Non è un caso che, a seguito dell’invio di razzi che Hezbollah ha lanciato contro Israele in risposta all’attentato dei beepers, l’account twitter del ministero degli affari esteri israeliano abbia ufficialmente designando non Hezbollah, ma il «governo libanese», come direttamente «responsabile» per la risposta militare al suo stesso attacco terroristico. Sebbene l’assimilazione tra Hezbollah e il governo libanese non sia inedita nel dibattito politico, pubblico e mediatico israeliano, questa designazione alza la posta mentre Israele ha dichiarato di voler risolvere la questione securitaria al confine nord, minacciando di fatto il Libano come stato, e dunque la sua popolazione civile che lo rappresenta.

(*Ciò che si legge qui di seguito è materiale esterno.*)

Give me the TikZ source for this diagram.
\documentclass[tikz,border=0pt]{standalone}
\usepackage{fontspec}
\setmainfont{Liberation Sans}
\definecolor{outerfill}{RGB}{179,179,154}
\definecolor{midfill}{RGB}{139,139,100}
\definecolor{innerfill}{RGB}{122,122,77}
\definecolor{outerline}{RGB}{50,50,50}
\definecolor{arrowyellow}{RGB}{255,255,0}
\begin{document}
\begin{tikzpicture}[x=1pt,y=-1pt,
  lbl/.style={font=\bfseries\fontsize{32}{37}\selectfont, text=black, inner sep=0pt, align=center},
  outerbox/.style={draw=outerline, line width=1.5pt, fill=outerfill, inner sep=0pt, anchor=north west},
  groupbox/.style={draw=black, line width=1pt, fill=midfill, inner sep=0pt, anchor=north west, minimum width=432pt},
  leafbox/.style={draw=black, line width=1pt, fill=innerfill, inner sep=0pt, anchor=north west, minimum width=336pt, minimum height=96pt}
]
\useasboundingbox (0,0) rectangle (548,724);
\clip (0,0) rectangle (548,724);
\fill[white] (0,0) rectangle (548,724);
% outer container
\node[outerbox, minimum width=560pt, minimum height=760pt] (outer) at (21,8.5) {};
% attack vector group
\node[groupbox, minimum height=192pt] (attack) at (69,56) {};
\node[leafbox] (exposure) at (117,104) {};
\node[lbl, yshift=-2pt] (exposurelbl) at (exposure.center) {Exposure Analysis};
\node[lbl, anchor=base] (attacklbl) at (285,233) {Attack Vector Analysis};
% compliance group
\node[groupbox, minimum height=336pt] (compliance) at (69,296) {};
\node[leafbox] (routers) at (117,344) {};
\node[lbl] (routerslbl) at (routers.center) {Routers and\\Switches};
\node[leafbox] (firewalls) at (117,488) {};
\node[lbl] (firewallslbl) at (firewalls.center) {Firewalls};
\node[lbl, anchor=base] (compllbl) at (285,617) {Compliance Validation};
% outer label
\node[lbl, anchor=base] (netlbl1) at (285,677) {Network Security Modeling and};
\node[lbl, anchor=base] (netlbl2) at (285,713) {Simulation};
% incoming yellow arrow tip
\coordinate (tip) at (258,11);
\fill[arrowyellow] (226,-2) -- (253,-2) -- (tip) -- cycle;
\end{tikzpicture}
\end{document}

IN QUESTO senso di onnipotenza militare – sostenuto e finanziato dagli Stati uniti che hanno versato a Israele 6,5 miliardi di dollari in aiuti militari solo a partire dal 7 ottobre 2023, a cui se ne sono aggiunti altri 3,5 miliardi di misure eccezionali approvate dal Congresso ad agosto 2024 – Israele sta di fatto ufficializzando un processo di smantellamento delle norme che regolano la condotta in guerra, riesumando le più crudeli pratiche delle guerre coloniali del XIX e XX secolo: nullificando così volgarmente le norme cristallizzate nel diritto umanitario internazionale (che se di certo non rendono la guerra più umana quantomeno la rendono più prevedibile) Israele sta lasciando intendere non solo alle popolazioni arabe già abituate a sentire il peso delle gerarchie razziali sulle loro vite, ma a tutti noi, appartenenti all’umanità, che nessuno può sentirsi al sicuro, che le nostre vite sono ancillari rispetto a qualsiasi progetto politico suprematista che legga la nostra stessa esistenza come una forma di resistenza alla sua completa realizzazione.